Never fear England fans – Jose Mourinho, Pete Sampras and Arsenal prove ‘playing ugly’ can succeed

Ben Earl, Courtney Lawes and Ollie Chessum take a breather in the Nice dressing room

Soon after the 34-12 victory over Japan in the bowels of the hot and sweaty Allianz Riviera, you could sense England players’ frustration mounting like that of Russell Crowe’s character Maximus in Gladiator.

“Are you not entertained? Are you not entertained? Is this not why you are here?”

After all, they had just lacerated and decapitated their opponents with the bare minimum of fuss only to be treated to boos in the arena and an even greater volume of catcalls on social media, criticising their lack of enterprise.

England are here to qualify for the quarter-finals, which quite a few people thought might be beyond them heading to France. Box all but ticked.

They scored four tries and took maximum points against an opponent who had previously claimed the scalps of South Africa, Scotland and Ireland. Box ticked.

So why are they being greeted with more pelters than plaudits? This is where this particular England team has a complicated relationship with their travelling support and the greater sporting public at large. In Marseille, England’s fans rallied to their cause after Tom Curry’s third-minute red card against Argentina, producing a wall of noise that head coach Steve Borthwick claimed was the loudest he had ever heard as a coach or a player.

A week later and 120 miles along the French Mediterranean coast, this same group of players are now being booed for playing in much the same way. You can understand the players’ perplexity.

Borthwick made the point last Friday that the last two England teams to reach the World Cup final in 2003 and 2007 only scored four tries in their eight matches against tier-one opposition. These were not swashbuckling gunslingers by any means. Indeed to extend Borthwick’s point, the 2015 All Blacks are the only champions this century who truly thrilled all the way through the tournament.

Will Greenwood scores in the corner
Will Greenwood scores for England against Wales in the 2003 World Cup quarter-final, one of only four tries they scored against Tier 1 nations in their runs to back-to-back finals - Getty Images/Nick Laham

When Jonny Wilkinson kicked England to a gritty semi-final victory against France in 2003, the Australian Daily Telegraph produced a picture of the fly-half with the headline “Is That All You’ve Got?”. Now the English public – and press – are asking that same question after two victories by a combined margin of 71-22 against their toughest pool opponents. Curry’s red card and the slippery conditions played a part in both performances, although the 14-man All Blacks seemed to manage to handle the ball reasonably well in torrential conditions against Namibia.

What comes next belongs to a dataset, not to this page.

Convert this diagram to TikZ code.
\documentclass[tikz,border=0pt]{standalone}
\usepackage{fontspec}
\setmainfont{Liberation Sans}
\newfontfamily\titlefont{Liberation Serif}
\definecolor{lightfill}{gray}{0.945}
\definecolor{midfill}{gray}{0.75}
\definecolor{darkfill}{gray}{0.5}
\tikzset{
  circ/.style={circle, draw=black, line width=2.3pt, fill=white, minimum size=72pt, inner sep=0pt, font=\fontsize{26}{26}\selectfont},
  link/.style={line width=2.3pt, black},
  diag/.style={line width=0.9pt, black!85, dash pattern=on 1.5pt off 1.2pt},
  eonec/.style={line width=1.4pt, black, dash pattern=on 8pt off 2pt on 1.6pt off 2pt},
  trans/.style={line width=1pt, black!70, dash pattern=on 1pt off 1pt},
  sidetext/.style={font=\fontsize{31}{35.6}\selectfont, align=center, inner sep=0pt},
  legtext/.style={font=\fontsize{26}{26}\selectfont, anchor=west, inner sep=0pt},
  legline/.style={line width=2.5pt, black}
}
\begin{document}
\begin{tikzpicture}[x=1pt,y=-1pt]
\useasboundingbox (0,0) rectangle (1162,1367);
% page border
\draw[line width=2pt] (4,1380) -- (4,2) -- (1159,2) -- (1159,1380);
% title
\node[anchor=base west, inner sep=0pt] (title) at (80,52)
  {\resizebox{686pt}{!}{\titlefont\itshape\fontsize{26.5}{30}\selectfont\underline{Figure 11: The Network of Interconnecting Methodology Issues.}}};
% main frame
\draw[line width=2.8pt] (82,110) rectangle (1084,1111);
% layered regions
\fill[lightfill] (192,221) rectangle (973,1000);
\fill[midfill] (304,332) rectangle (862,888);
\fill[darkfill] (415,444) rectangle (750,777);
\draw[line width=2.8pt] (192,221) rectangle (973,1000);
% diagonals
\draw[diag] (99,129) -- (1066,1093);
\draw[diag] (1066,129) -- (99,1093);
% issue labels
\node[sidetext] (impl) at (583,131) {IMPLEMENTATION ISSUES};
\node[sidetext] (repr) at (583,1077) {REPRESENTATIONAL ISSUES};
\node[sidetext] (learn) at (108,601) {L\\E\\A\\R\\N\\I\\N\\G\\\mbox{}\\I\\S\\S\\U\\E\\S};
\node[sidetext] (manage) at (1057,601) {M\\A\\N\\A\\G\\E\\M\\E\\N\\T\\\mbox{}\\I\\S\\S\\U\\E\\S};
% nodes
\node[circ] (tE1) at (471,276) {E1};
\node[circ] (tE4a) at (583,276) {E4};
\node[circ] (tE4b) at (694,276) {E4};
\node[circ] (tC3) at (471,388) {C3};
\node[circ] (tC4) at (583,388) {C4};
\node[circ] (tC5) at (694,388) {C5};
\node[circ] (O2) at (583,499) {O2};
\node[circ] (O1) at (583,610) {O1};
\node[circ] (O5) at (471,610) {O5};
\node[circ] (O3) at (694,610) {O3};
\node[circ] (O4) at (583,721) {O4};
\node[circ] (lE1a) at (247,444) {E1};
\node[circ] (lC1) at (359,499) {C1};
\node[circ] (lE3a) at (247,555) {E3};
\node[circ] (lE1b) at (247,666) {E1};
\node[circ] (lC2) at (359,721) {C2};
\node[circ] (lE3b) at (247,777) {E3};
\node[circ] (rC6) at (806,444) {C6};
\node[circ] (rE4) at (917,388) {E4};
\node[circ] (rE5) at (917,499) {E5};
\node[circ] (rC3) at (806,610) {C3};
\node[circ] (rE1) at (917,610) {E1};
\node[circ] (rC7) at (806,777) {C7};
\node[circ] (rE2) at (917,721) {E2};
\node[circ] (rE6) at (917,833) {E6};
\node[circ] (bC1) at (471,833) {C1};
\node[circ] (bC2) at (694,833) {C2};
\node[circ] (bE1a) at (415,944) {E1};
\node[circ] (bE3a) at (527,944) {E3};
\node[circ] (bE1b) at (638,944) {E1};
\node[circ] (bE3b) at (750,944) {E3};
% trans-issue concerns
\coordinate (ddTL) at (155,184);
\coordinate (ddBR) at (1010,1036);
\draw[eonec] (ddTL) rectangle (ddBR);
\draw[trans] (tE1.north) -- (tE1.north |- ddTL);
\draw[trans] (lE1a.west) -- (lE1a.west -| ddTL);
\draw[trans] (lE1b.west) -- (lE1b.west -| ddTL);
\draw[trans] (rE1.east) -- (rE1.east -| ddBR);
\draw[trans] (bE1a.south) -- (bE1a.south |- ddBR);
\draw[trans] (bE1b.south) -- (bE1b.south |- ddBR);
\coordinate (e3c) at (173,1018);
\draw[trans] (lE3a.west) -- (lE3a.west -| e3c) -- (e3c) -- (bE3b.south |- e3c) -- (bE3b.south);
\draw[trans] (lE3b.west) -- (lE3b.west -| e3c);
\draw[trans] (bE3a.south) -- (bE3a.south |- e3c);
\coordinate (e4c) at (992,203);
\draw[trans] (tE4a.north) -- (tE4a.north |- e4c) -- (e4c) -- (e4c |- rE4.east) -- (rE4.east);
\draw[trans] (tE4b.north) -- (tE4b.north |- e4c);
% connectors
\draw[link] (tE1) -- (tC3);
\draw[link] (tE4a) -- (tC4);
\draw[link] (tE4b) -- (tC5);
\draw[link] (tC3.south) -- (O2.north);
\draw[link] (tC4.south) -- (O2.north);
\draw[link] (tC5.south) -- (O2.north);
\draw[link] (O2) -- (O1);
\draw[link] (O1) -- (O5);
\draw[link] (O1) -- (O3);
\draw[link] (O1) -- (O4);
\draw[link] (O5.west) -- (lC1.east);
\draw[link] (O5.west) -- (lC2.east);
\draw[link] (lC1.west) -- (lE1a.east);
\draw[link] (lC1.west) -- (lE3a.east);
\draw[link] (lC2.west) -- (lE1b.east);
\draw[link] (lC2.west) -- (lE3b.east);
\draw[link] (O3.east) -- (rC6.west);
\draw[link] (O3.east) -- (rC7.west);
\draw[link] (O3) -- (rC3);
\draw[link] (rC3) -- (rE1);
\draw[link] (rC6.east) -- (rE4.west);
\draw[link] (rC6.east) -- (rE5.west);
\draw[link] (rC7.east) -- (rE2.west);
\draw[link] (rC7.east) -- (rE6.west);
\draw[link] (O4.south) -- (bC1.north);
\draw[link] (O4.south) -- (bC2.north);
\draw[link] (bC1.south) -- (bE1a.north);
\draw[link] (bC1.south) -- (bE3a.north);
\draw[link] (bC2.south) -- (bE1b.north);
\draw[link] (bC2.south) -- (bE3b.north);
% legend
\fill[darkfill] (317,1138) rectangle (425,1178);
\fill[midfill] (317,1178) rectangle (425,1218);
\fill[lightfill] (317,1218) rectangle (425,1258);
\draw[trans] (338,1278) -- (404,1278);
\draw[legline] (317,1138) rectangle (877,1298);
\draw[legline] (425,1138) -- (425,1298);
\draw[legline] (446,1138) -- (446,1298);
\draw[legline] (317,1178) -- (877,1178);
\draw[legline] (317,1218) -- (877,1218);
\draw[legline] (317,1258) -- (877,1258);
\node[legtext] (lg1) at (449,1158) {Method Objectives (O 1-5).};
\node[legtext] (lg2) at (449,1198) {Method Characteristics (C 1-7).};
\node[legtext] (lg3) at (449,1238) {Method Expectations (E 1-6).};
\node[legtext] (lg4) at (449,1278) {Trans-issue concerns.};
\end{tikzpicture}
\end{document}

“They’re here to win and they don’t care how they do it. But they’re killing the game with performances like Sunday’s. They are so bloody boring.”

So wrote Russell Fairfax, a former Australia back, of England’s performances in the 2003 World Cup and he was far from the only member of the Antipodean press to have a negative view of England’s tactics. But the more Sir Clive Woodward’s team was criticised, the closer the English public took them to their heart. They were our “white orcs on steroids”.

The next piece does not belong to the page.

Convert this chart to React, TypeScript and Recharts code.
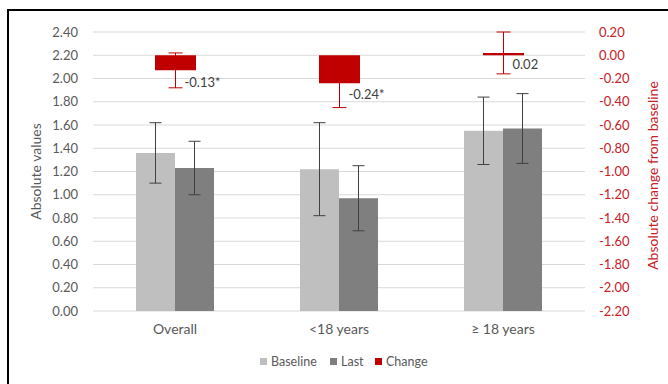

Not so this team. The boos told a story. So did the 5,000 empty seats in Nice. So did the 30,000 ones in the final warm-up game against Fiji at Twickenham when the All Blacks sold out the same stadium against the Springboks the night before.

Fundamentally, a supporter’s relationship with his or her team has changed over the past 20 years. Before a fan would offer unconditional loyalty and be grateful for a win of any description. Now it feels victory is no longer enough. You have to win with style.

Not so long ago, entertainment was merely an unnecessary by-product of winning. In tennis in the 1990s, Andre Agassi won five grand slam titles as the flamboyant showman while his great rival Pete Sampras, whose serve-volley tactics scarred a generation’s retinas, won 12. Kevin Keegan’s Newcastle United side, the “great entertainers”, won precisely nothing while the “1-0 to the Arsenal” of George Graham lifted six major trophies.

George Graham and Tony Adams
Arsenal win their second league title under George Graham in 1991, seemingly one of the templates for England's approach to this Rugby World Cup - Colorsport/REX/Shutterstock

Somewhere along the line the paradigm shifted. Now not only was it possible to win and entertain but it came to be expected. Roger Federer redefined the expectations of what a great tennis champion could accomplish. So too, in their distinct styles, Pep Guardiola and Jürgen Klopp of the type of football played in the Premier League.

Now supporters don’t just hope their teams win in style but, particularly via the medium of social media, come to demand it. Only serial winners such as the Chelsea-era Jose Mourinho are immune from in-house criticism. Loyalty now has certain strings attached.

At the start of this World Cup cycle, Eddie Jones – whatever happened to him? – set England the target of being “remembered as the greatest team that ever played rugby.” Over the past four years, England have mainly fallen between the two stools of entertainment and winning. Right now with the knockout stages within tantalising reach, England should be happy that they are perched precariously on one stool after one too many pints.

Later in the film, Proximus tells Maximus to “win the crowd”. This England team seems intent on ignoring that advice, which is all well and good, but we also know what happens to losing gladiators.